### Instructions to follow
Carry none of the pictures over; set down the material below exactly.

........

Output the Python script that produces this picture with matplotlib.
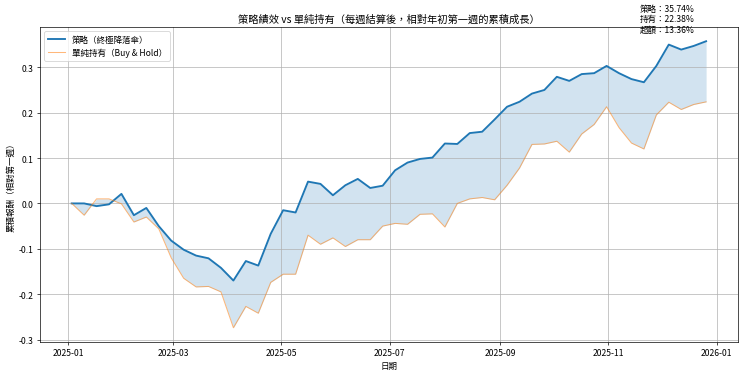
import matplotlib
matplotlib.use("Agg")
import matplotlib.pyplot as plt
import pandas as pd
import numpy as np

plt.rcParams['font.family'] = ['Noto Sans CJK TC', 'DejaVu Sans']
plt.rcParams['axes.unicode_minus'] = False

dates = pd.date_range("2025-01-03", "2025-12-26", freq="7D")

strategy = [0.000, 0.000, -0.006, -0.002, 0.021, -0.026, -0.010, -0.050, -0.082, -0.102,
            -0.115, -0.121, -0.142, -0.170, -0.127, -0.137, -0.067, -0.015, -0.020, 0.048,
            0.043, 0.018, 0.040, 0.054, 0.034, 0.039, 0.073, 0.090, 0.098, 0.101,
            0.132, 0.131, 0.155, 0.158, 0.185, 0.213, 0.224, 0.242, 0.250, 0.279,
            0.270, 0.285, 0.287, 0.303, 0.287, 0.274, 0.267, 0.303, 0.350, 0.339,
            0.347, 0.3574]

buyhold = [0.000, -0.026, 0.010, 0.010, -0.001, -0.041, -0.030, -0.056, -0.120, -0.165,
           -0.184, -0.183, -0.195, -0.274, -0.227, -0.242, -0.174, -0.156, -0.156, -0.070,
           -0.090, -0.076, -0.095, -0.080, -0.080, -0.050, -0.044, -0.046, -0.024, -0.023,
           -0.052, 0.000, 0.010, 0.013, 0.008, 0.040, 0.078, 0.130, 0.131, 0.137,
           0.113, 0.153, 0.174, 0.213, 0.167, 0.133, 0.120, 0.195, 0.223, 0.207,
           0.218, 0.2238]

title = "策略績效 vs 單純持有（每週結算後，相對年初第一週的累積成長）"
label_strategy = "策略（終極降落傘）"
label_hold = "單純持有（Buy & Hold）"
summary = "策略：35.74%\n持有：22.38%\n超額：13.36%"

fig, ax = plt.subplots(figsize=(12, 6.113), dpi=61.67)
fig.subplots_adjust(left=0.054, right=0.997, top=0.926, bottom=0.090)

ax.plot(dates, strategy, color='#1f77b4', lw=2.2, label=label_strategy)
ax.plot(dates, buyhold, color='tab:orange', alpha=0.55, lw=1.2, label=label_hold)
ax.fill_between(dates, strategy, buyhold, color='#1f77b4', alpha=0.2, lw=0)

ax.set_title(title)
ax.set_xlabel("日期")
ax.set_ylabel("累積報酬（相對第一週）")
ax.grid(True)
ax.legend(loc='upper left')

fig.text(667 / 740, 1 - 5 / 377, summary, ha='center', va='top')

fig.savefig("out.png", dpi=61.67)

........

### Task solution
Output the Python script that produces this picture with matplotlib.
import matplotlib
matplotlib.use("Agg")
import matplotlib.pyplot as plt
import pandas as pd
import numpy as np

plt.rcParams['font.family'] = ['Noto Sans CJK TC', 'DejaVu Sans']
plt.rcParams['axes.unicode_minus'] = False

dates = pd.date_range("2025-01-03", "2025-12-26", freq="7D")

strategy = [0.000, 0.000, -0.006, -0.002, 0.021, -0.026, -0.010, -0.050, -0.082, -0.102,
            -0.115, -0.121, -0.142, -0.170, -0.127, -0.137, -0.067, -0.015, -0.020, 0.048,
            0.043, 0.018, 0.040, 0.054, 0.034, 0.039, 0.073, 0.090, 0.098, 0.101,
            0.132, 0.131, 0.155, 0.158, 0.185, 0.213, 0.224, 0.242, 0.250, 0.279,
            0.270, 0.285, 0.287, 0.303, 0.287, 0.274, 0.267, 0.303, 0.350, 0.339,
            0.347, 0.3574]

buyhold = [0.000, -0.026, 0.010, 0.010, -0.001, -0.041, -0.030, -0.056, -0.120, -0.165,
           -0.184, -0.183, -0.195, -0.274, -0.227, -0.242, -0.174, -0.156, -0.156, -0.070,
           -0.090, -0.076, -0.095, -0.080, -0.080, -0.050, -0.044, -0.046, -0.024, -0.023,
           -0.052, 0.000, 0.010, 0.013, 0.008, 0.040, 0.078, 0.130, 0.131, 0.137,
           0.113, 0.153, 0.174, 0.213, 0.167, 0.133, 0.120, 0.195, 0.223, 0.207,
           0.218, 0.2238]

title = "策略績效 vs 單純持有（每週結算後，相對年初第一週的累積成長）"
label_strategy = "策略（終極降落傘）"
label_hold = "單純持有（Buy & Hold）"
summary = "策略：35.74%\n持有：22.38%\n超額：13.36%"

fig, ax = plt.subplots(figsize=(12, 6.113), dpi=61.67)
fig.subplots_adjust(left=0.054, right=0.997, top=0.926, bottom=0.090)

ax.plot(dates, strategy, color='#1f77b4', lw=2.2, label=label_strategy)
ax.plot(dates, buyhold, color='tab:orange', alpha=0.55, lw=1.2, label=label_hold)
ax.fill_between(dates, strategy, buyhold, color='#1f77b4', alpha=0.2, lw=0)

ax.set_title(title)
ax.set_xlabel("日期")
ax.set_ylabel("累積報酬（相對第一週）")
ax.grid(True)
ax.legend(loc='upper left')

fig.text(667 / 740, 1 - 5 / 377, summary, ha='center', va='top')

fig.savefig("out.png", dpi=61.67)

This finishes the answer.